There are a couple of other things to consider.  First, the fabric I used is thin and slinky.  Also, the adjustment allows for more room for my bust adding more fabric horizontally, “allowing” the shirt to ride up, as needed.  And then there are the straps.  I shortened my size 8 strap by 1-1/8″ to lift the back up so that it hung from the widest part of my back.  So, in the end, I don’t really know exactly where the true high bust and bust are falling BUT who cares!
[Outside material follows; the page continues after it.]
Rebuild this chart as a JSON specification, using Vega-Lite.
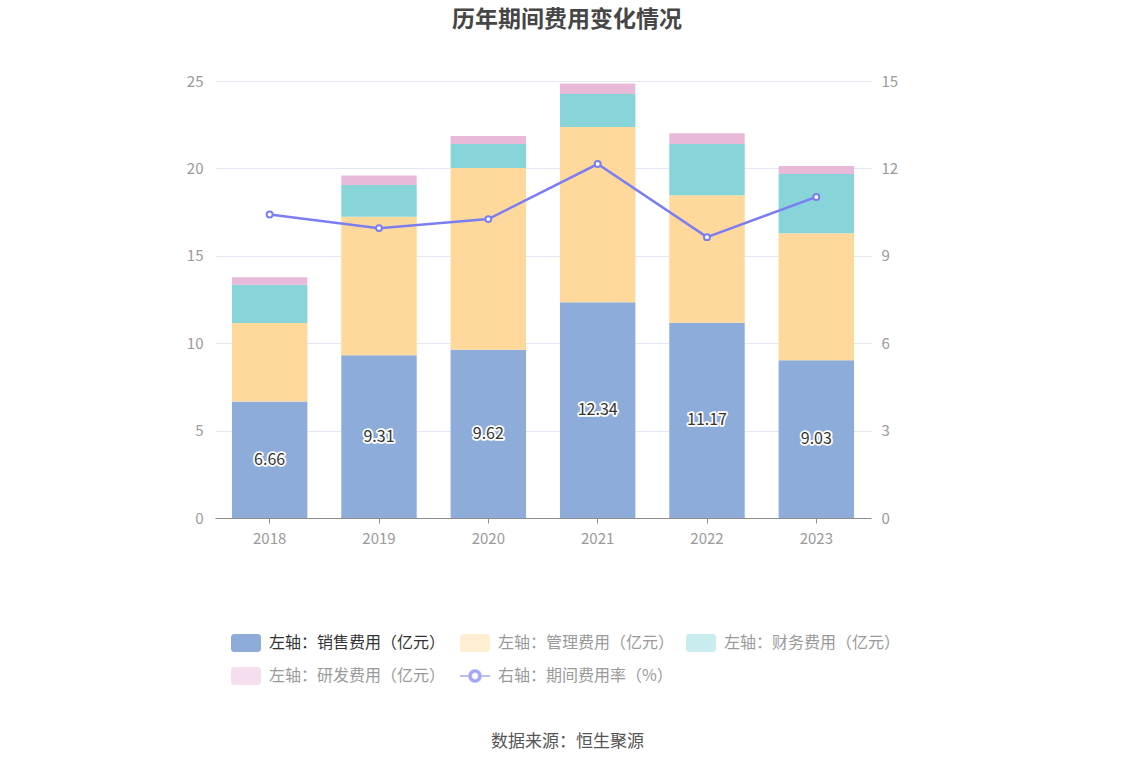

It worked!

I am still curious to see how the size 10 fits.  I will probably make one just to learn a bit more about the fit.  I fear that I made up a problem, i.e. that the side seams might skew forward at the top even with a bigger size.  Nonetheless, this is a great pattern to experiment with because it’s quick to sew up.




The finished look is really lovely.  The facing adds such a clean finish.  I can’t tell without looking carefully (and once I have it on) which side is the front but that’s nothing a tag can’t fix.  I should also mention that I asked Kelli from True Bias to help with fit and she was kind enough to offer to take a look at pictures.  I was already deep into my shenanigans to really makes sense of what I was doing, so I didn’t follow through.  As a beginner, it’s nice to find this type of support!

I’m already planning my next Odgen Cami!